Melodie Baker, national policy director at Just Equations, an organization that promotes math policies that support equity in college readiness and success, said students need engaging and meaningful content that helps them make sense of the material and retain what they’ve learned.
This is true whether it’s delivered during the school year or the summer, she said. “It’s also important to recognize the role of teacher diversity as a long-term strategy for improving student engagement and learning outcomes,” Baker said. “A diverse teaching staff can provide students with a range of perspectives and experiences that can enhance their understanding of the material and make it more relevant to their lives.”

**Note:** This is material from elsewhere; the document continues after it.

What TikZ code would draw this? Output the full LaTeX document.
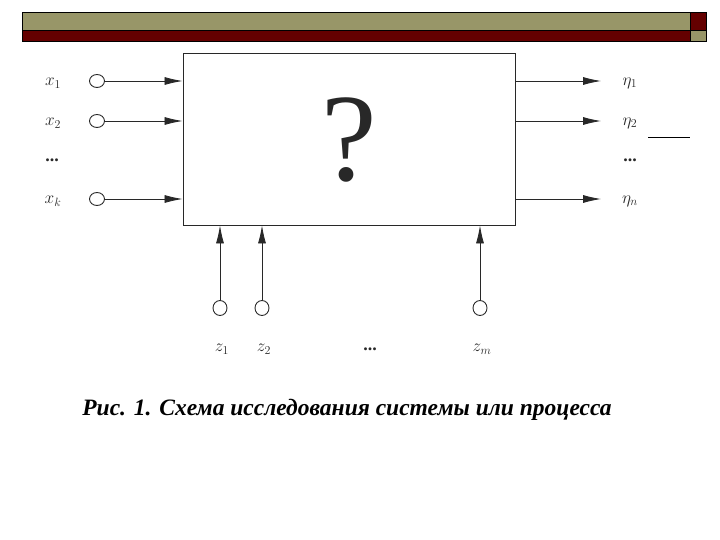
\documentclass[tikz,border=0pt]{standalone}
\usepackage{fontspec}
\setmainfont{Liberation Serif}
\usetikzlibrary{arrows.meta,shapes.geometric}
\definecolor{olive}{RGB}{152,150,104}
\definecolor{darkred}{RGB}{100,0,0}
\definecolor{ink}{RGB}{40,40,40}
\newcommand{\mydots}{\textbf{...}}
\begin{document}
\begin{tikzpicture}[x=1pt,y=-1pt,
  bar/.style={draw=black,line width=0.8pt},
  port/.style={draw=ink,line width=0.9pt,ellipse,minimum width=15pt,minimum height=13pt,inner sep=0pt},
  sig/.style={draw=ink,line width=0.8pt,-{Latex[length=18pt,width=8pt]}},
  lab/.style={font=\fontsize{18}{18}\selectfont,text=ink,inner sep=0pt}]
\useasboundingbox (0,0) rectangle (720,540);
% header bars
\filldraw[bar,fill=olive] (22,12) rectangle (690,30);
\filldraw[bar,fill=darkred] (22,30) rectangle (690,41);
\filldraw[bar,fill=darkred] (690,12) rectangle (706,30);
\filldraw[bar,fill=olive] (690,30) rectangle (706,41);
% box
\node[draw=ink,line width=0.9pt,minimum width=332pt,minimum height=172pt,inner sep=0pt] (box) at (349,139) {};
\node[font=\fontsize{125}{125}\selectfont,text=ink] (q) at (349,140) {?};
% inputs
\foreach \i/\y/\t in {1/81/$x_1$,2/121/$x_2$,3/199/$x_k$}{
  \node[port] (in\i) at (97,\y) {};
  \node[lab] (xl\i) at (53,\y+2) {\t};
  \coordinate (ie\i) at (box.west |- in\i);
  \draw[sig] (in\i) -- (ie\i);
}
\node[lab] (xd) at (52,160) {\mydots};
% outputs
\foreach \i/\y/\t in {1/81/$\eta_1$,2/121/$\eta_2$,3/199/$\eta_n$}{
  \coordinate (os\i) at (box.east |- 0,\y);
  \coordinate (oe\i) at (601,\y);
  \node[lab] (yl\i) at (630,\y+2) {\t};
  \draw[sig] (os\i) -- (oe\i);
}
\node[lab] (yd) at (630,160) {\mydots};
\coordinate (s1) at (648,137);
\coordinate (s2) at (690,137);
\draw[black,line width=0.8pt] (s1) -- (s2);
% bottom inputs
\foreach \i/\x/\t in {1/220/$z_1$,2/262/$z_2$,3/480/$z_m$}{
  \node[port,minimum width=14pt,minimum height=15pt] (zp\i) at (\x,308) {};
  \node[lab] (zl\i) at (\x+2,349) {\t};
  \coordinate (ze\i) at (zp\i |- box.south);
  \draw[sig] (zp\i) -- (ze\i);
}
\node[lab] (zd) at (370,349) {\mydots};
% caption
\node[font=\fontsize{23.5}{24}\selectfont\bfseries\itshape,inner sep=0pt] (cap) at (347,410) {Рис. 1. Схема исследования системы или процесса};
\end{tikzpicture}
\end{document}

Some 110,000 of New York City’s roughly 1 million students will participate in summer learning this year, a spokeswoman told The 74. NYC students slid nine points on the fourth-grade NAEP mathematics tests and four points on the eighth-grade exams.

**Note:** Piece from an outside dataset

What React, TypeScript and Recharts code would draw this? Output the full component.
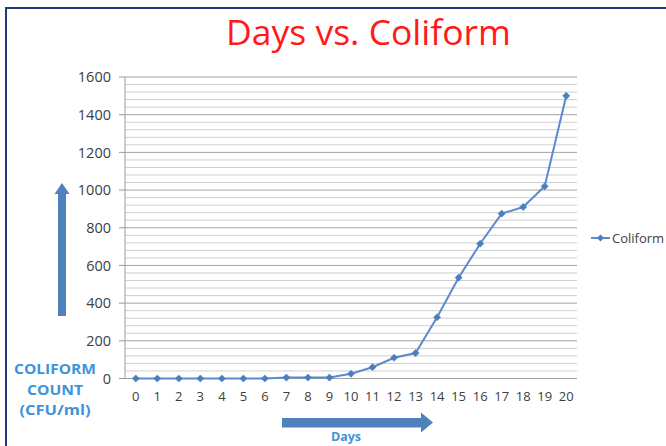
import React from 'react';
import { LineChart, Line, XAxis, YAxis, CartesianGrid, ReferenceLine } from 'recharts';

const days = [0, 1, 2, 3, 4, 5, 6, 7, 8, 9, 10, 11, 12, 13, 14, 15, 16, 17, 18, 19, 20];
const coliform = [0, 0, 0, 0, 0, 0, 0, 5, 5, 5, 25, 60, 110, 135, 325, 535, 715, 875, 910, 1020, 1500];
const yTicks = [0, 200, 400, 600, 800, 1000, 1200, 1400, 1600];
const minorTicks = [
  40, 80, 120, 160, 240, 280, 320, 360, 440, 480, 520, 560, 640, 680, 720, 760,
  840, 880, 920, 960, 1040, 1080, 1120, 1160, 1240, 1280, 1320, 1360, 1440, 1480, 1520, 1560,
];
// tick marks sit between the categories, like Excel
const edgeTicks = [...days.map((d) => d - 0.5), 20.5];
const seriesName = 'Coliform';

const data = days.map((d, i) => ({ day: d, [seriesName]: coliform[i] }));

const LINE_COLOR = '#5b8bcc';
const MARK_COLOR = '#4a7ebf';
const LABEL_BLUE = '#3f93d8';
const FONT = '"Open Sans", Calibri, sans-serif';

const Diamond = (props: any) => {
  const { cx, cy } = props;
  if (cx == null || cy == null) return null;
  const r = 3.6;
  return (
    <polygon
      points={`${cx},${cy - r} ${cx + r},${cy} ${cx},${cy + r} ${cx - r},${cy}`}
      fill={MARK_COLOR}
      stroke={MARK_COLOR}
      strokeWidth={0.5}
    />
  );
};

export default function App() {
  return (
    <div
      style={{
        position: 'absolute',
        left: 0,
        top: 0,
        width: 666,
        height: 446,
        overflow: 'hidden',
        background: '#fff',
        fontFamily: FONT,
      }}
    >
      <div
        style={{
          position: 'absolute',
          left: 5,
          top: 7,
          width: 720,
          height: 520,
          border: '2px solid #1f3a78',
          boxSizing: 'border-box',
        }}
      />
      <div style={{ position: 'absolute', left: 0, top: 0 }}>
        <LineChart
          width={666}
          height={446}
          data={data}
          margin={{ top: 77, right: 89, left: 65, bottom: 37.5 }}
        >
          <CartesianGrid vertical={false} stroke="#a3a3a3" strokeWidth={1} />
          {minorTicks.map((v) => (
            <ReferenceLine key={v} y={v} stroke="#cfcfcf" strokeWidth={1} />
          ))}
          <XAxis
            xAxisId="edge"
            dataKey="day"
            type="number"
            domain={[-0.5, 20.5]}
            ticks={edgeTicks}
            tickFormatter={() => ''}
            height={0}
            tickSize={5}
            stroke="#9a9a9a"
            interval={0}
            allowDataOverflow
          />
          <XAxis
            xAxisId="main"
            dataKey="day"
            type="number"
            domain={[-0.5, 20.5]}
            ticks={days}
            interval={0}
            height={30}
            axisLine={false}
            tickLine={false}
            tickSize={0}
            tickMargin={13}
            tick={{ fontSize: 13, fill: '#404040', fontFamily: FONT }}
            allowDataOverflow
          />
          <YAxis
            domain={[0, 1600]}
            ticks={yTicks}
            width={60}
            interval={0}
            stroke="#9a9a9a"
            tickSize={6}
            tickMargin={8}
            tick={{ fontSize: 14.5, fill: '#404040', fontFamily: FONT }}
          />
          <Line
            xAxisId="main"
            type="linear"
            dataKey={seriesName}
            stroke={LINE_COLOR}
            strokeWidth={2}
            dot={<Diamond />}
            activeDot={false}
            isAnimationActive={false}
          />
        </LineChart>
      </div>
      <svg
        width={666}
        height={446}
        style={{ position: 'absolute', left: 0, top: 0, pointerEvents: 'none' }}
      >
        <text
          x={368.5}
          y={45}
          textAnchor="middle"
          fontSize={35.5}
          fill="#ff1a1a"
          fontFamily={FONT}
        >
          Days vs. Coliform
        </text>
        {/* legend */}
        <line x1={591} y1={238} x2={610} y2={238} stroke={LINE_COLOR} strokeWidth={2} />
        <polygon points="600.5,234.5 604,238 600.5,241.5 597,238" fill={MARK_COLOR} />
        <text x={612} y={242.5} fontSize={13} fill="#404040" fontFamily={FONT}>
          {seriesName}
        </text>
        {/* vertical arrow */}
        <polygon points="58,316 66,316 66,194 69.5,194 62,183 54.5,194 58,194" fill="#4f81bd" />
        {/* horizontal arrow */}
        <polygon points="282,418 421,418 421,412.5 433,422.5 421,432.5 421,427.5 282,427.5" fill="#4f81bd" />
        <g fontFamily={FONT} fontWeight={700} fill={LABEL_BLUE} textAnchor="middle" fontSize={13.5}>
          <text x={55} y={374} textLength={82} lengthAdjust="spacingAndGlyphs">COLIFORM</text>
          <text x={55} y={395} textLength={56} lengthAdjust="spacingAndGlyphs">COUNT</text>
          <text x={55} y={415} textLength={71} lengthAdjust="spacingAndGlyphs">(CFU/ml)</text>
          <text x={346} y={441} fontSize={12.5}>Days</text>
        </g>
      </svg>
    </div>
  );
}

One program, Savvas Summer Impact Math, will focus on grade-level instructional priorities for grades K-8, helping students build math foundations, fluency and conceptual understanding to support learning recovery, acceleration and enrichment, she said. It includes assessments meant to identify weaknesses and help teachers narrow learning gaps ahead of the upcoming school year. Other programs include project-based learning and financial literacy.

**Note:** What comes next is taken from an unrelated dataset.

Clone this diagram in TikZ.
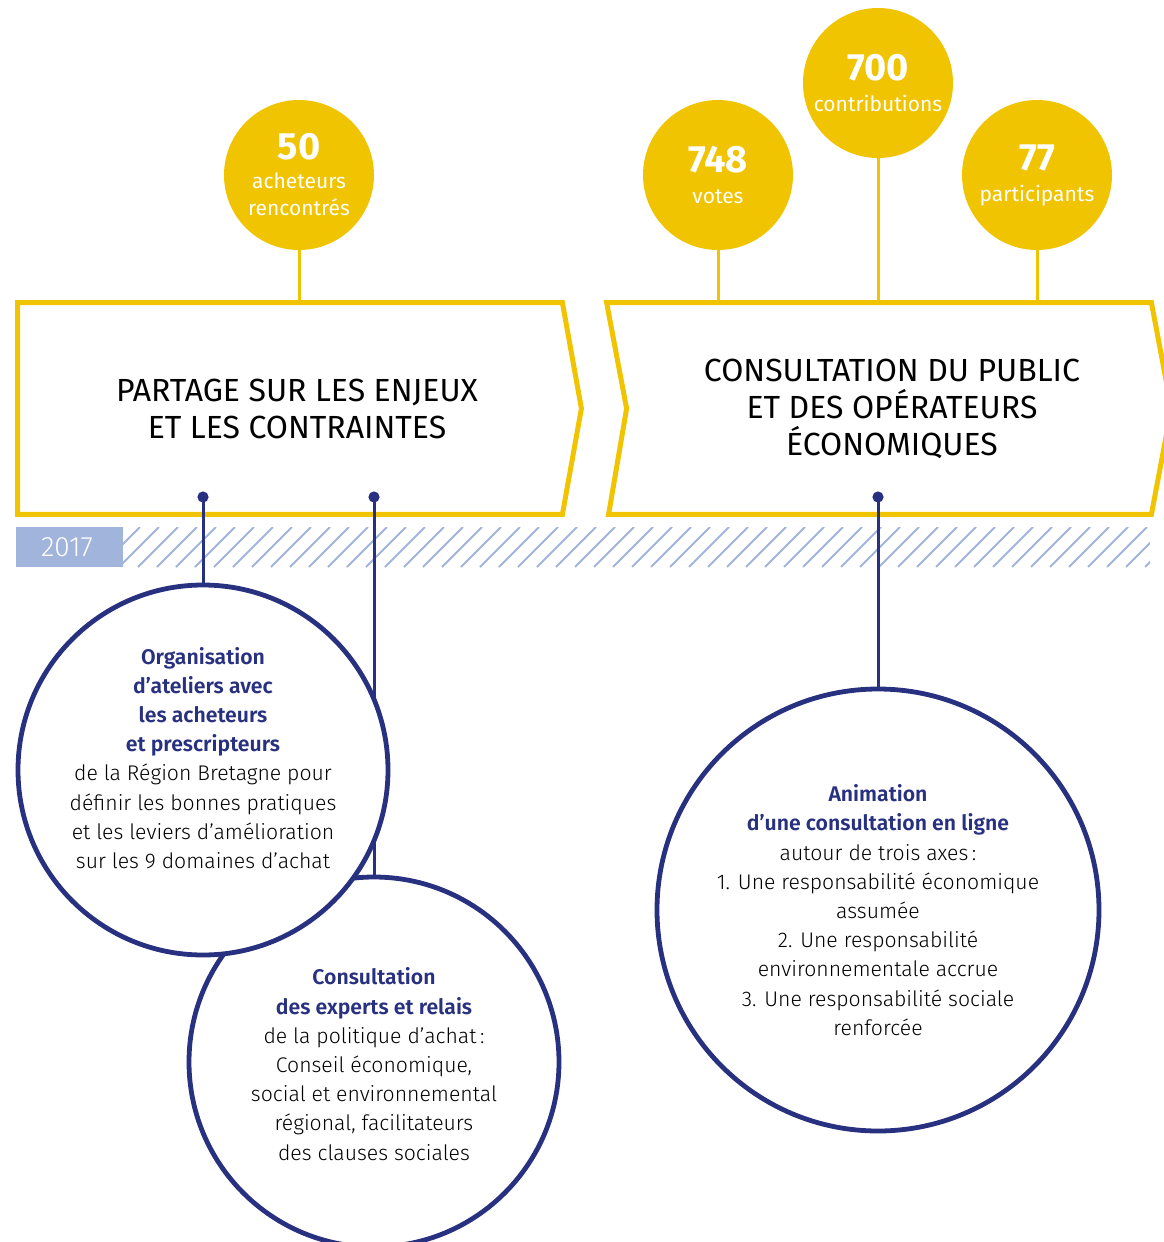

The Charlotte-Mecklenburg school district, where fourth graders saw their math scores drop 13 points and eighth graders 11 on the 2022 NAEP exams, plans to grow its summertime math offerings for middle schoolers heading into ninth grade.
Mark Bosco, the district’s senior administrator for expanded learning and partnerships, said the four week-long program is expected to swell from 400 to 1,000 participants this summer.
“This is designed for students who find math abstract,” Bosco said.
Pre- and post-assessments reveal improvement: Children who stayed for the 16-day duration who could not answer a single pre-algebra question correctly at the start of the program could successfully answer five or six questions out of 20 at the end, Bosco said.
He described the summer program as hands-on and project-based. In one instance, he said, reflecting on last year’s program, students were made to go through the steps of finding and financing a car, learning about credit applications, compounding interest and loans.
“It really got them thinking about how math can be so important in everyday life,” he said. “The kids are applying concepts in pretty advanced ways.”
Chicago Public Schools is encouraging schools to implement math camps this summer for rising third and fourth graders in addition to programs for students in middle and high school, a spokesman said. Fourth graders in the district saw a 10-point decrease on math NAEP scores. The loss was worse for eighth graders, who suffered a 12-point decline.
More than 73,000 of Chicago Public Schools’ 322,100 students engaged in at least one summer program last year. Math enrichment at the district includes the Summer of Algebra and Math Camp programs. A group of elementary schools also will host a Computer Science/Engineering Camp for students in kindergarten through fifth grade.
Despite the success of some programs, funding remains a concern: Canfora, of the Cleveland schools, said federal COVID relief funds likely will not be available for summer 2024. Her district is building next summer into this fiscal year’s general fund budget, which will be submitted to the school board this month.
Aaron Philip Dworkin, chief executive officer of the National Summer Learning Association, said districts should always work to establish and strengthen relationships with outside partners to build better programs and to secure funding so they are not as reliant on federal dollars.
“What do you do when the money runs out?” he asked. “We will figure it out. Everyone will contribute what they can and we will make it work.”